AMANA Group
- Native name: أمانة للمقاولات والمباني الحديدية
- Company type: Limited Liability Company
- Industry: Construction
- Founded: Abu Dhabi, United Arab Emirates (12 September 1993)
- Headquarters: Dubai, United Arab Emirates
- Area served: United Arab Emirates, Qatar, Kuwait, Saudi Arabia, Oman, Egypt, Sri Lanka
- Key people: Chebel Bsaibes (President & Chief Executive Officer) Riad Bsaibes (Chief Operating Officer) Ghassan Jaber (Chief Financial Officer) Ghassan Assaf (Director of Operations)
- Number of employees: 11,000
- Website: www.amanabuildings.com Amana Contracting and Steel Buildings

= Amana Contracting and Steel Buildings =

Company of the United Arab Emirates

Amana Contracting and Steel Buildings is a UAE based industrial and commercial design-build construction company.
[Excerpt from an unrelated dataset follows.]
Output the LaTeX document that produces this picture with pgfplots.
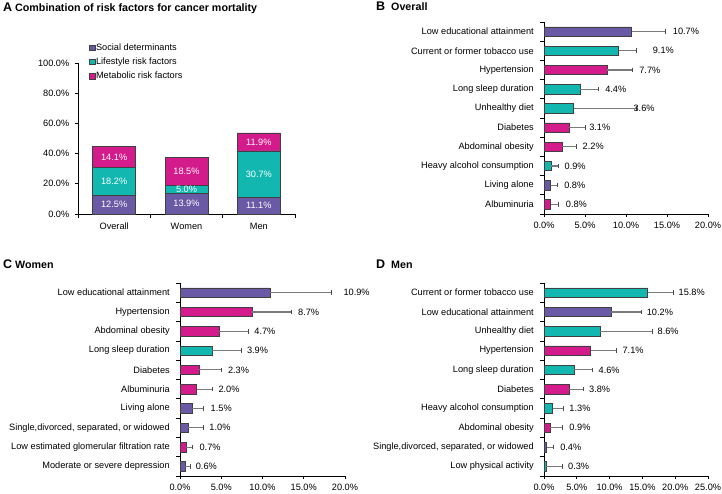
\documentclass[border=0pt]{standalone}
\usepackage{fontspec}
\setmainfont{Liberation Sans}
\usepackage{pgfplots}
\pgfplotsset{compat=1.18}
\definecolor{cP}{HTML}{6A5AA5}
\definecolor{cT}{HTML}{12B8B0}
\definecolor{cM}{HTML}{D41B8B}
\definecolor{edg}{HTML}{404040}
\definecolor{errc}{HTML}{7A7A7A}
\definecolor{capc}{HTML}{4A4A4A}
\pgfplotsset{
  sq legend/.style={legend image code/.code={\draw[##1,line width=0.4pt] (0pt,-2.8pt) rectangle (5.6pt,2.8pt);}},
  hpanel/.style={
    scale only axis,
    axis x line*=bottom, axis y line*=left,
    axis line style={line width=0.8pt, black},
    tick align=outside,
    major tick length=3pt, minor tick length=4pt,
    every tick/.style={black, line width=0.8pt},
    major y tick style={draw=none},
    xmin=0, ymin=0.5, ymax=10.5,
    ytick={1,...,10},
    minor ytick={0.5,1.5,...,10.5},
    yticklabel style={xshift=-4pt},
    xticklabel style={yshift=-2pt},
    clip=false,
  },
  hb/.style={xbar, bar width=9.5pt, bar shift=0pt, fill=#1, draw=edg, line width=0.5pt,
    error bars/.cd, x dir=plus, x explicit, error mark=|,
    error bar style={line width=1.1pt, errc},
    error mark options={line width=0.9pt, capc, mark size=2.3pt}},
  lab/.style={draw=none, mark=none, nodes near coords, point meta=explicit symbolic,
    nodes near coords style={anchor=west, inner sep=0pt, text=black}},
}
\begin{document}
\fontsize{9.2}{11}\selectfont
\begin{tikzpicture}[font=\fontsize{9.2}{11}\selectfont]
\useasboundingbox (0,0) rectangle (722pt,493pt);

% titles
\node[anchor=base west, inner sep=0pt] at (3pt,481pt) {\fontsize{12.5}{14}\selectfont\bfseries A};
\node[anchor=base west, inner sep=0pt] at (15pt,481pt) {\fontsize{10.7}{12}\selectfont\bfseries Combination of risk factors for cancer mortality};
\node[anchor=base west, inner sep=0pt] at (376pt,482pt) {\fontsize{12.5}{14}\selectfont\bfseries B};
\node[anchor=base west, inner sep=0pt] at (391pt,482pt) {\fontsize{10.7}{12}\selectfont\bfseries Overall};
\node[anchor=base west, inner sep=0pt] at (3pt,224pt) {\fontsize{12.5}{14}\selectfont\bfseries C};
\node[anchor=base west, inner sep=0pt] at (15pt,224pt) {\fontsize{10.7}{12}\selectfont\bfseries Women};
\node[anchor=base west, inner sep=0pt] at (376pt,224pt) {\fontsize{12.5}{14}\selectfont\bfseries D};
\node[anchor=base west, inner sep=0pt] at (391pt,224pt) {\fontsize{10.7}{12}\selectfont\bfseries Men};

% ---------- Panel A ----------
\begin{axis}[
  at={(78pt,279pt)}, anchor=south west,
  scale only axis, width=217pt, height=151pt,
  ybar stacked, bar width=43pt,
  xmin=-0.5, xmax=2.5, ymin=0, ymax=100,
  axis x line*=bottom, axis y line*=left,
  axis line style={line width=0.8pt, black},
  tick align=outside, major tick length=3.5pt, minor tick length=4pt,
  every tick/.style={black, line width=0.8pt},
  xtick={0,1,2}, xticklabels={Overall,Women,Men},
  major x tick style={draw=none},
  minor xtick={-0.5,0.5,1.5,2.5},
  ytick={0,20,40,60,80,100},
  yticklabels={0.0\%,20.0\%,40.0\%,60.0\%,80.0\%,100.0\%},
  yticklabel style={xshift=-2pt},
  xticklabel style={yshift=-2pt},
  clip=false,
  legend style={at={(0.05,1.135)}, anchor=north west, draw=none, fill=none,
    inner sep=0pt, row sep=4pt, nodes={inner sep=1pt}},
  legend cell align=left,
]
\addplot[fill=cP, draw=edg, line width=0.5pt, sq legend] coordinates {(0,12.5) (1,13.9) (2,11.1)};
\addplot[fill=cT, draw=edg, line width=0.5pt, sq legend] coordinates {(0,18.2) (1,5.0) (2,30.7)};
\addplot[fill=cM, draw=edg, line width=0.5pt, sq legend] coordinates {(0,14.1) (1,18.5) (2,11.9)};
\legend{Social determinants, Lifestyle risk factors, Metabolic risk factors}
\end{axis}
\begin{axis}[
  at={(78pt,279pt)}, anchor=south west,
  scale only axis, width=217pt, height=151pt,
  xmin=-0.5, xmax=2.5, ymin=0, ymax=100, hide axis, clip=false,
]
\addplot[draw=none, mark=none, nodes near coords, point meta=explicit symbolic,
  nodes near coords style={anchor=center, text=white}]
  coordinates {(0,6.25)[12.5\%] (0,21.6)[18.2\%] (0,37.75)[14.1\%]
               (1,6.95)[13.9\%] (1,16.4)[5.0\%] (1,28.15)[18.5\%]
               (2,5.55)[11.1\%] (2,26.45)[30.7\%] (2,47.75)[11.9\%]};
\end{axis}

% ---------- Panel B ----------
\begin{axis}[hpanel,
  at={(544pt,279pt)}, anchor=south west, width=164pt, height=192pt,
  xmax=20, xtick={0,5,10,15,20},
  xticklabels={0.0\%,5.0\%,10.0\%,15.0\%,20.0\%},
  yticklabels={Albuminuria, Living alone, Heavy alcohol consumption, Abdominal obesity, Diabetes, Unhealthy diet, Long sleep duration, Hypertension, Current or former tobacco use, Low educational attainment},
]
\addplot[hb=cP] coordinates {(10.7,10) +- (4.1,0) (0.8,2) +- (0.8,0)};
\addplot[hb=cT] coordinates {(9.1,9) +- (2.2,0) (4.4,7) +- (2.3,0) (3.6,6) +- (7.7,0) (0.9,3) +- (0.9,0)};
\addplot[hb=cM] coordinates {(7.7,8) +- (3.1,0) (3.1,5) +- (1.9,0) (2.2,4) +- (1.8,0) (0.8,1) +- (1.0,0)};
\addplot[lab] coordinates {(15.7,10)[10.7\%] (13.25,9)[9.1\%] (11.6,8)[7.7\%] (7.45,7)[4.4\%] (10.9,6)[3.6\%] (5.5,5)[3.1\%] (4.7,4)[2.2\%] (2.5,3)[0.9\%] (2.45,2)[0.8\%] (2.65,1)[0.8\%]};
\end{axis}

% ---------- Panel C ----------
\begin{axis}[hpanel,
  at={(180pt,17pt)}, anchor=south west, width=165pt, height=193pt,
  xmax=20, xtick={0,5,10,15,20},
  xticklabels={0.0\%,5.0\%,10.0\%,15.0\%,20.0\%},
  yticklabels={Moderate or severe depression, Low estimated glomerular filtration rate, {Single,divorced, separated, or widowed}, Living alone, Albuminuria, Diabetes, Long sleep duration, Abdominal obesity, Hypertension, Low educational attainment},
]
\addplot[hb=cP] coordinates {(10.9,10) +- (7.4,0) (1.5,4) +- (1.4,0) (1.0,3) +- (1.8,0) (0.6,1) +- (0.7,0)};
\addplot[hb=cT] coordinates {(3.9,7) +- (3.5,0)};
\addplot[hb=cM] coordinates {(8.7,9) +- (4.75,0) (4.7,8) +- (3.6,0) (2.3,6) +- (2.75,0) (2.0,5) +- (1.9,0) (0.7,2) +- (0.8,0)};
\addplot[lab] coordinates {(19.8,10)[10.9\%] (14.3,9)[8.7\%] (9.0,8)[4.7\%] (8.1,7)[3.9\%] (5.8,6)[2.3\%] (4.65,5)[2.0\%] (3.7,4)[1.5\%] (3.55,3)[1.0\%] (2.35,2)[0.7\%] (1.9,1)[0.6\%]};
\end{axis}

% ---------- Panel D ----------
\begin{axis}[hpanel,
  at={(544pt,17pt)}, anchor=south west, width=164pt, height=193pt,
  xmax=25, xtick={0,5,10,15,20,25},
  xticklabels={0.0\%,5.0\%,10.0\%,15.0\%,20.0\%,25.0\%},
  yticklabels={Low physical activity, {Single,divorced, separated, or widowed}, Abdominal obesity, Heavy alcohol consumption, Diabetes, Long sleep duration, Hypertension, Unhealthy diet, Low educational attainment, Current or former tobacco use},
]
\addplot[hb=cP] coordinates {(10.2,9) +- (4.6,0) (0.4,2) +- (1.1,0)};
\addplot[hb=cT] coordinates {(15.8,10) +- (3.9,0) (8.6,8) +- (7.9,0) (4.6,6) +- (2.8,0) (1.3,4) +- (1.65,0) (0.3,1) +- (2.5,0)};
\addplot[hb=cM] coordinates {(7.1,7) +- (4.0,0) (3.8,5) +- (2.2,0) (0.9,3) +- (1.9,0)};
\addplot[lab] coordinates {(20.5,10)[15.8\%] (15.65,9)[10.2\%] (17.3,8)[8.6\%] (11.95,7)[7.1\%] (8.3,6)[4.6\%] (6.85,5)[3.8\%] (3.85,4)[1.3\%] (3.85,3)[0.9\%] (2.45,2)[0.4\%] (3.65,1)[0.3\%]};
\end{axis}
\end{tikzpicture}
\end{document}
It specializes in fast-track, turnkey construction of commercial, industrial and institutional low-rise facilities.

== Offices ==

Founded in Abu Dhabi in 1993, Amana Contracting and Steel Buildings now runs its operations through various offices in the United Arab Emirates, Qatar and Saudi Arabia.

== Projects ==

Over the years, Amana Contracting and Steel Buildings has undertaken various projects across numerous industries. Some of these construction projects include:
- QICC cable factory in Doha
- Lulu Hypermarket in Dibba
- Oryx Metal industries in Oman
- Cooling plant for Dubai Metro
- TAKREER research center in Abu Dhabi
- Cast house and offices for EMAL
- Solar field assembly for Shams solar power station
- Emirates SkyCargo Terminal
- Phase 1 of the Dubai Design District (D3)
- IKEA Distribution Center - Dubai
- Nestle Dubai Manufacturing
- Inbound Warehouse for Almarai in Al Kharj
- Fruit Cold Store for Del Monte Foods in Khorma
- Warehouse and Offices for RSA Logistics in Dubai Logistics City
- US$160m Food Plant for BRF S.A. in Abu Dhabi
- Presidential Flights Hangar 2 at Abu Dhabi International Airport
- ADNOC Accommodations in Ruwais by DuBox
- RSA Cold Chain Facility in Dubai South
- Light Industrial Units for Jebel Ali Free Zone Authority

== Awards ==

In 2009, Amana Contracting and Steel Buildings was awarded the Dubai Quality Appreciation Program certificate for the construction field.
In 2014, the company was awarded the CSR Label by The Dubai Chamber of Commerce and Industry.